Stamping of higher lead count fine pitch leadframes will require looking at
different materials. Key development tasks required are:
* Develop a process for stress reduction in C7025 alloy prior and after
tamping
* Evaluate high strength materials form punches
* Design and fabricate tooling for stamping two leadframes
** 160-lead PQFP with a 6.0 mil internal pitch and 4.0 mil lead flat
** 304-lead PQFP with a 7.0 mil internal pitch and a 4.0 mil lead
flat or 240 lead PQFP
3.2.4 Substrate/Interposer Enhancement
Two types of packages are considered for this area, 160-lead PQFP and 625-pin
BGA. The PQFP requires an interposer to be bonded to the leadframe while the
BGA involves flip-chip mounting. Development tasks will include:
* Develop a 160-lead PQFP interposer based on NSC Super I/O chip family
* Develop the methodology and process for attaching the interposer to
the leadframe by thermocompression bonding and by conductive adhesives
* Develop a 625-pin BGA substrate based on test chips and CLAy.
3.2.5 Reliability Characterization
Once again, Tasks similar to the previous two area will be performed.
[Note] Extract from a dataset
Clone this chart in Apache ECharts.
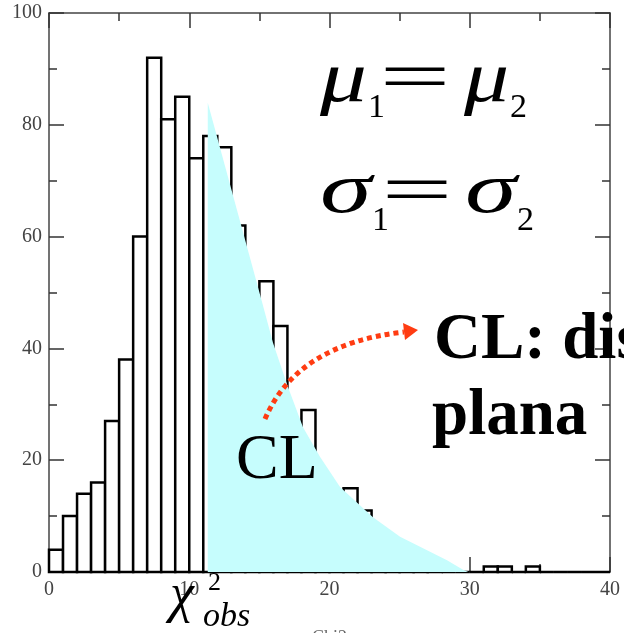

Tasks
specific to high density package will include:
* Characterize the interposer mounting technology
* Provide redistributed and bumped test chips for flip-chip bonding
* Evaluate the effectiveness of the reworkable underfill resin
* Assembly of 160-lead PQFP and 625 BGA will be handled by IPAC and
National
* Reliability testing of the test vehicles and product drivers will be
performed
3.2.6 Technology Demonstration
The enabling technologies for stamped fine pitch leadframes, interposer
integration to the leadframe, and high density low-cost substrates will be
validated with product vehicles. The final vehicles will be selected from the
Super I/O, LAN and CLAy product families from National Semiconductor.